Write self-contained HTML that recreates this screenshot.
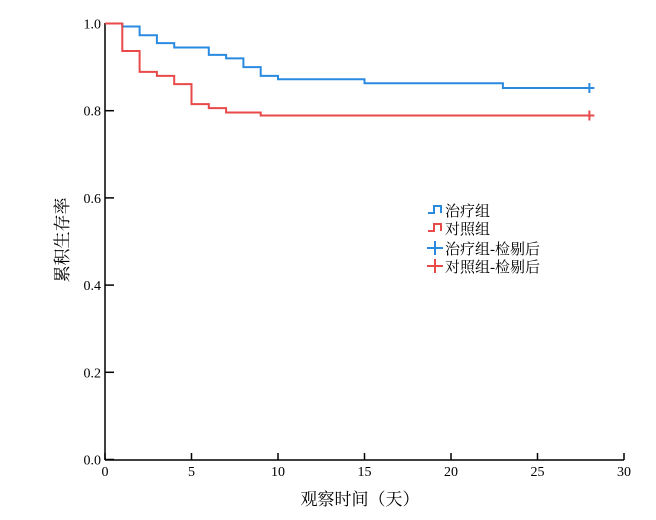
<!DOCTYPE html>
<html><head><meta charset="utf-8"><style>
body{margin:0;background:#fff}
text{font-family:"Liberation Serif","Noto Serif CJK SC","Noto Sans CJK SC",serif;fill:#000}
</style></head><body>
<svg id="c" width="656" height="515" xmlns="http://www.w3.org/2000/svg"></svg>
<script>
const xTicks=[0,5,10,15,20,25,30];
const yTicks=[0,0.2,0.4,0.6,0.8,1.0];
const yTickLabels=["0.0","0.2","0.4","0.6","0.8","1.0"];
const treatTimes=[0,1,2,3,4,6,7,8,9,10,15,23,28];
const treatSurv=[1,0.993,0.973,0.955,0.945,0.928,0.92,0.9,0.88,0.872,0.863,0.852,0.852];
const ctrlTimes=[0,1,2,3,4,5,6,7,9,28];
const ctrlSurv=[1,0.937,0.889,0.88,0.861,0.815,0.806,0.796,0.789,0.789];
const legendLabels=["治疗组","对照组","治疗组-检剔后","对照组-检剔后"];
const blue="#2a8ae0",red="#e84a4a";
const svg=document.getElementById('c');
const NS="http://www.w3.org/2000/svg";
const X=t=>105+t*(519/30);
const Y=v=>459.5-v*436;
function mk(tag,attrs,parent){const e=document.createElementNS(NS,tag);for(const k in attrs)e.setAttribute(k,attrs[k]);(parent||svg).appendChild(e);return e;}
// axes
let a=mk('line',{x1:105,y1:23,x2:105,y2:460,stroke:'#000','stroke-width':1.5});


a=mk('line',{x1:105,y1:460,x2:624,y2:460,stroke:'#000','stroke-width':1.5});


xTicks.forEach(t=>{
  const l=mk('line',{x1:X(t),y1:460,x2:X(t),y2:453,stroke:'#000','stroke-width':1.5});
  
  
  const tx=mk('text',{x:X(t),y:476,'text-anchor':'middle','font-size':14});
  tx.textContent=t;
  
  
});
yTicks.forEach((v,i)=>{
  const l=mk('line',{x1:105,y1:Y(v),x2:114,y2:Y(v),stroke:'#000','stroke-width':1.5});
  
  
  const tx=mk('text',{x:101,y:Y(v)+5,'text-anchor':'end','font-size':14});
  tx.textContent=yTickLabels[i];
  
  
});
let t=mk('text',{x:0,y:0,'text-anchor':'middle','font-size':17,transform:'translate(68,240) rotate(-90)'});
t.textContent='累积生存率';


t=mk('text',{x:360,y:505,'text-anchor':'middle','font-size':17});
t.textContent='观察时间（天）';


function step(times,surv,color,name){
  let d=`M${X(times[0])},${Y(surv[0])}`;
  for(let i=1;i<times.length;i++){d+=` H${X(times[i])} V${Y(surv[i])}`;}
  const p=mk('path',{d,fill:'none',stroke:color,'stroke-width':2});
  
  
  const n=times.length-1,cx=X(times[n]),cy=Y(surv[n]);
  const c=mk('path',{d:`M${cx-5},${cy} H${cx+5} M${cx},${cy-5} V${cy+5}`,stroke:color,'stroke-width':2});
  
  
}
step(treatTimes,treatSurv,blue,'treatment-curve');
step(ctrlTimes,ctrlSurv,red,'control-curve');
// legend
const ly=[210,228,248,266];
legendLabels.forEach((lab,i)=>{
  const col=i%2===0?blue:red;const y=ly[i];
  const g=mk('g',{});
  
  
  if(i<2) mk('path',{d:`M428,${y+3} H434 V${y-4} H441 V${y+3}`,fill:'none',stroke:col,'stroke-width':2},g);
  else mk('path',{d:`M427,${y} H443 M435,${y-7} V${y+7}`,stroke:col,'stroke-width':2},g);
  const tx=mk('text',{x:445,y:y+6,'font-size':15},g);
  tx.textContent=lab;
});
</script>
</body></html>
______
PROBLEM: Make an exact copy of the data, leaving its pictures out.

SOLUTION BELOW:
Write self-contained HTML that recreates this screenshot.
<!DOCTYPE html>
<html><head><meta charset="utf-8"><style>
body{margin:0;background:#fff}
text{font-family:"Liberation Serif","Noto Serif CJK SC","Noto Sans CJK SC",serif;fill:#000}
</style></head><body>
<svg id="c" width="656" height="515" xmlns="http://www.w3.org/2000/svg"></svg>
<script>
const xTicks=[0,5,10,15,20,25,30];
const yTicks=[0,0.2,0.4,0.6,0.8,1.0];
const yTickLabels=["0.0","0.2","0.4","0.6","0.8","1.0"];
const treatTimes=[0,1,2,3,4,6,7,8,9,10,15,23,28];
const treatSurv=[1,0.993,0.973,0.955,0.945,0.928,0.92,0.9,0.88,0.872,0.863,0.852,0.852];
const ctrlTimes=[0,1,2,3,4,5,6,7,9,28];
const ctrlSurv=[1,0.937,0.889,0.88,0.861,0.815,0.806,0.796,0.789,0.789];
const legendLabels=["治疗组","对照组","治疗组-检剔后","对照组-检剔后"];
const blue="#2a8ae0",red="#e84a4a";
const svg=document.getElementById('c');
const NS="http://www.w3.org/2000/svg";
const X=t=>105+t*(519/30);
const Y=v=>459.5-v*436;
function mk(tag,attrs,parent){const e=document.createElementNS(NS,tag);for(const k in attrs)e.setAttribute(k,attrs[k]);(parent||svg).appendChild(e);return e;}
// axes
let a=mk('line',{x1:105,y1:23,x2:105,y2:460,stroke:'#000','stroke-width':1.5});


a=mk('line',{x1:105,y1:460,x2:624,y2:460,stroke:'#000','stroke-width':1.5});


xTicks.forEach(t=>{
  const l=mk('line',{x1:X(t),y1:460,x2:X(t),y2:453,stroke:'#000','stroke-width':1.5});
  
  
  const tx=mk('text',{x:X(t),y:476,'text-anchor':'middle','font-size':14});
  tx.textContent=t;
  
  
});
yTicks.forEach((v,i)=>{
  const l=mk('line',{x1:105,y1:Y(v),x2:114,y2:Y(v),stroke:'#000','stroke-width':1.5});
  
  
  const tx=mk('text',{x:101,y:Y(v)+5,'text-anchor':'end','font-size':14});
  tx.textContent=yTickLabels[i];
  
  
});
let t=mk('text',{x:0,y:0,'text-anchor':'middle','font-size':17,transform:'translate(68,240) rotate(-90)'});
t.textContent='累积生存率';


t=mk('text',{x:360,y:505,'text-anchor':'middle','font-size':17});
t.textContent='观察时间（天）';


function step(times,surv,color,name){
  let d=`M${X(times[0])},${Y(surv[0])}`;
  for(let i=1;i<times.length;i++){d+=` H${X(times[i])} V${Y(surv[i])}`;}
  const p=mk('path',{d,fill:'none',stroke:color,'stroke-width':2});
  
  
  const n=times.length-1,cx=X(times[n]),cy=Y(surv[n]);
  const c=mk('path',{d:`M${cx-5},${cy} H${cx+5} M${cx},${cy-5} V${cy+5}`,stroke:color,'stroke-width':2});
  
  
}
step(treatTimes,treatSurv,blue,'treatment-curve');
step(ctrlTimes,ctrlSurv,red,'control-curve');
// legend
const ly=[210,228,248,266];
legendLabels.forEach((lab,i)=>{
  const col=i%2===0?blue:red;const y=ly[i];
  const g=mk('g',{});
  
  
  if(i<2) mk('path',{d:`M428,${y+3} H434 V${y-4} H441 V${y+3}`,fill:'none',stroke:col,'stroke-width':2},g);
  else mk('path',{d:`M427,${y} H443 M435,${y-7} V${y+7}`,stroke:col,'stroke-width':2},g);
  const tx=mk('text',{x:445,y:y+6,'font-size':15},g);
  tx.textContent=lab;
});
</script>
</body></html>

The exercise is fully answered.